09 09 2017 ANIMOSO Y CREATIVO, CARLOS DE LA RICA




Animoso y creativo, Carlos de la Rica

Estamos tan ocupados y entretenidos con los sucesos de la actualidad cotidiana, con el sainete de Cataluña en primer plano (espectáculo merecedor en otros tiempos de la rechifla ingeniosa de los buenos humoristas que ha habido en este país, ahora ya sin gracia, porque todo lo amarga la obligación de ser políticamente correctos y no decir inconveniencias, que es ingrediente propio del humor inteligente), que van quedando al margen cuestiones sin duda menores, nada trascendentes, pero que deberían marcar con cierta definición el carácter de una ciudad o de un ambiente cultural. Viene a cuento este exordio introductorio al constatar la indiferencia con que ha pasado de largo el veinte aniversario de la muerte de Carlos de la Rica, actitud similar al medio siglo que había cubierto ya antes su empresa editorial, El Toro de Barro, que con todos los matices que se le quiera añadir, vino a ser una actividad ciertamente meritoria uno de cuyos más notables ingredientes fue el de mantenerla activa desde un pueblo pequeño, Carboneras de Guadazaón, contradiciendo así la tendencia casi natural en el mundo de los libros a buscar cobijo en las grandes ciudades, cuanto más grandes, mejor.
       En todos los seres humanos hay luces y sombras, faltaría más y las dos cosas se pueden encontrar con profusión en la figura de Carlos de la Rica y no hay por qué enfatizar una cosa u otra, sin exagerar absurdamente los valores positivos ni cometer la felonía de incidir en los negativos.
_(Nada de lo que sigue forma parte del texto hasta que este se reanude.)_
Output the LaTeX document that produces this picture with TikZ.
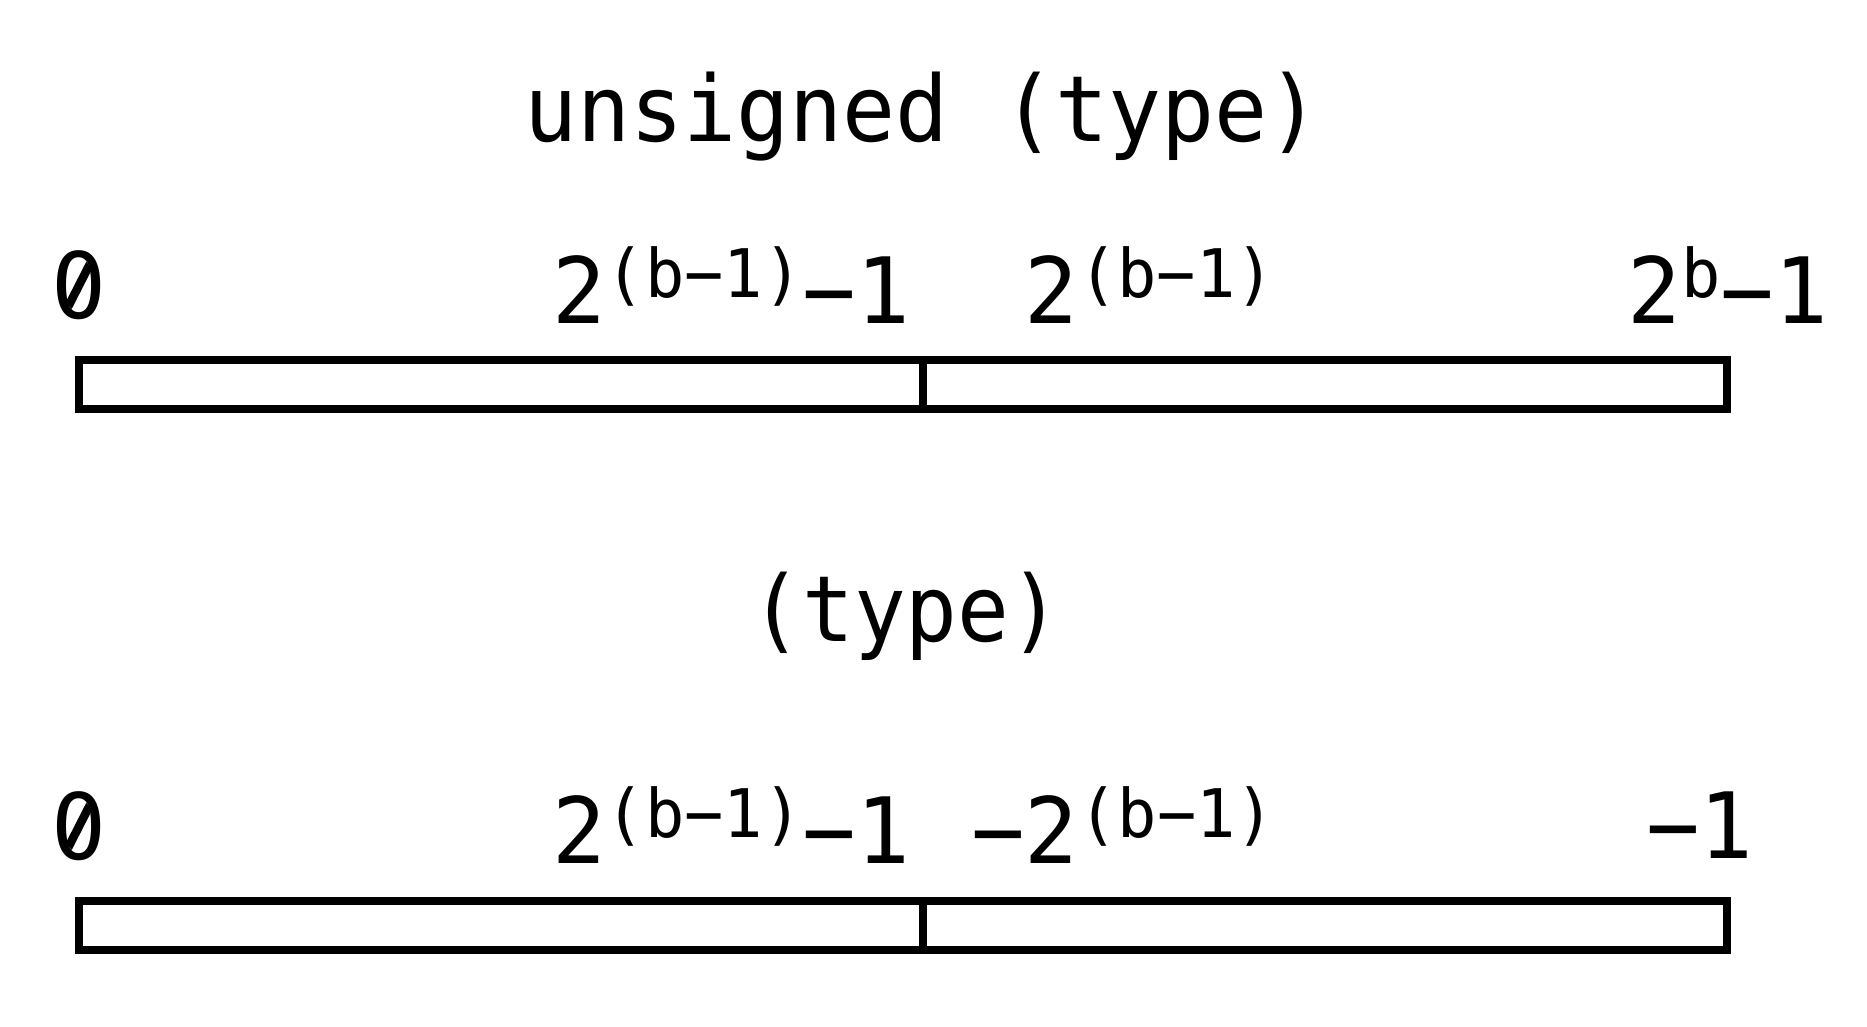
\documentclass[tikz,border=0pt]{standalone}
\usepackage{fontspec}
\newfontfamily\dvm{DejaVu Sans Mono}
\newcommand{\bigf}{\fontsize{91.5pt}{100pt}\selectfont}
\newcommand{\supf}[1]{\raisebox{26.3pt}{\fontsize{67pt}{72pt}\selectfont #1}}
\newcommand{\sq}[1]{\scalebox{0.975}[1]{#1}}
\tikzset{
  lbl/.style={inner sep=0pt, outer sep=0pt, anchor=base west, font=\dvm\bigf},
  ttl/.style={inner sep=0pt, outer sep=0pt, anchor=base, font=\dvm\bigf},
  bar/.style={draw=black, line width=8pt},
  zslash/.style={line width=8.5pt, line cap=butt}
}
\newcommand{\slashzero}[1]{%
  \begin{scope}[shift={(#1.base west)}]
    \fill[white] (27.4,-33.3) ellipse [x radius=11.5, y radius=21];
    \begin{scope}
      \clip (27.4,-33.3) ellipse [x radius=15, y radius=27];
      \draw[zslash] (15,-8) -- (41,-59);
    \end{scope}
  \end{scope}}
\begin{document}
\begin{tikzpicture}[x=1pt,y=-1pt]
\useasboundingbox (0,0) rectangle (1867,1027);
% titles
\node[ttl] (t1) at (922.5,141.7) {\scalebox{0.963}[1]{unsigned (type)}};
\node[ttl] (t2) at (906,641.7) {\scalebox{0.94}[1]{(type)}};
% upper bar
\draw[bar] (79,360) rectangle (1727,409);
\draw[bar] (923,360) -- (923,409);
% lower bar
\draw[bar] (79,901) rectangle (1727,950);
\draw[bar] (923,901) -- (923,950);
% upper labels
\node[lbl] (u0) at (51.3,318.3) {0};
\slashzero{u0}
\node[lbl] (u1) at (552,323.3) {\sq{2\supf{(b−1)}−1}};
\node[lbl] (u2) at (1024.5,323.3) {\sq{2\supf{(b−1)}}};
\node[lbl] (u3) at (1627.5,323.3) {\sq{2\supf{b}−1}};
% lower labels
\node[lbl] (l0) at (51.3,859.3) {0};
\slashzero{l0}
\node[lbl] (l1) at (552,863.3) {\sq{2\supf{(b−1)}−1}};
\node[lbl] (l2) at (971,863.3) {\sq{−2\supf{(b−1)}}};
\node[lbl] (l3) at (1646,858.5) {\sq{−1}};
\end{tikzpicture}
\end{document}
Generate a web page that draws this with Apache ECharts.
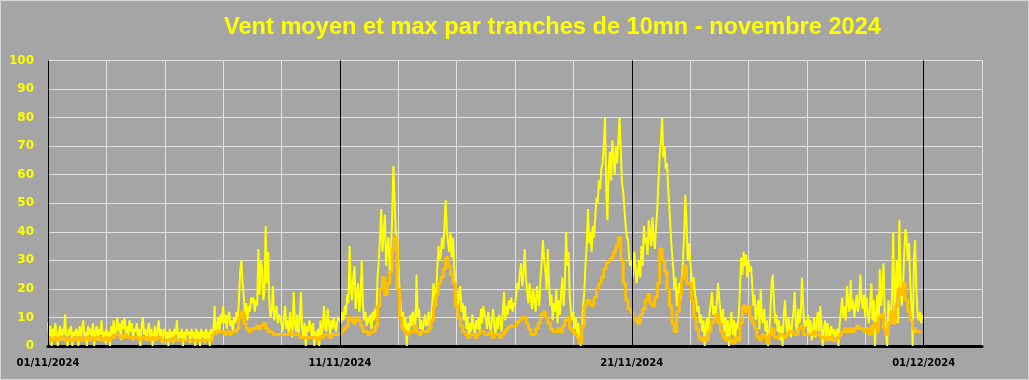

Lo que sí está claro, creo yo, es que fue una personalidad arrolladora, con un dinamismo apasionado y errático capaz de actuar sobre los más dispares escenarios que, en su caso, van desde el altar de una iglesia donde oficiaba misa diariamente hasta la plaza pública de un pueblo, a donde acudía con sus “Experimentales” a dinamizar las sosegadas conciencias de los lugareños, espantados de ver a un cura embutido en un escandaloso sweter rojo de cuello alto mientras declamaba versos incomprensibles. A una de esas aventuras escénicas me arrastró (y no me arrepiento en absoluto) para montar en la Plaza de la Merced un auto sacramental moderno (más que moderno: vanguardista) escrito por él y dirigido por mí, con bailes y música en directo, en lo que bien puede ser considerada, dicho al estilo cervantino, como una de las más grandes ocasiones que vieron los siglos en esta ciudad. Y que como no tuvo continuidad ni mucho menos repetición, es recordada por quienes vivieron aquella noche mágica del 29 de mayo de 1966 como si hubiera sido un sueño fantasmagórico, una alucinación onírica, de la que algunos incluso llegan a dudar de que realmente hubiera existido. Existió, sin duda alguna y fue algo realmente espectacular e inolvidable.
      Aparentemente dispersas, la vida y la obra de Carlos de la Rica manifiestan una lúcida coherencia y un plan claramente concebido, que abarca como en un abanico, tantas varillas como se quiera contar pero unidas todas, firmemente, en el vértice donde una mano diestra las hace voltear a su gusto. Sacerdote (nunca renunció a serlo y ejercer), poeta, articulista, editor, conferenciante, pregonero, animador cultural, promotor de eventos, dibujante, académico y principal impulsor de la Academia conquense, que él llevó a recibir la distinción real y muñidor de iniciativas del más variado pelaje, su presencia constante en la vida conquense contrastaba con la internacionalidad viajera que le llevaba de manera periódica a cualquier lugar del mundo con especial dedicación a las tierras de Oriente Medio. Monárquico adicto a la figura de don Juan de Borbón, militante activo de todas las vanguardias habidas y por haber, imaginativo y divertido, supo navegar hábilmente entre los unos y los otros en la naciente democracia española, recibiendo simpatías y apoyos desde la izquierda y la derecha. Como el mundo de los poetas es ciertamente enrevesado y algo maniqueo, concitó a su alrededor un nutrido grupo de jóvenes escritores para quienes era faro y guía, a la vez que concitó el desdén de quienes estaban en otra onda. Nada nuevo. Así ha sido siempre y sigue siendo. Como corolario de todo ello (y de muchas más cosas que pueden decirse), la editorial El Toro de Barro fue bajo su dirección una empresa ciertamente singular, en la que acertó a implicar a nombres ya consagrados con otros primerizos, formando así un repertorio tan numeroso como variopinto, fiel reflejo, creo yo, de la personalidad de quien la inventó y mantuvo, el ánimo singular de Carlos de la Rica.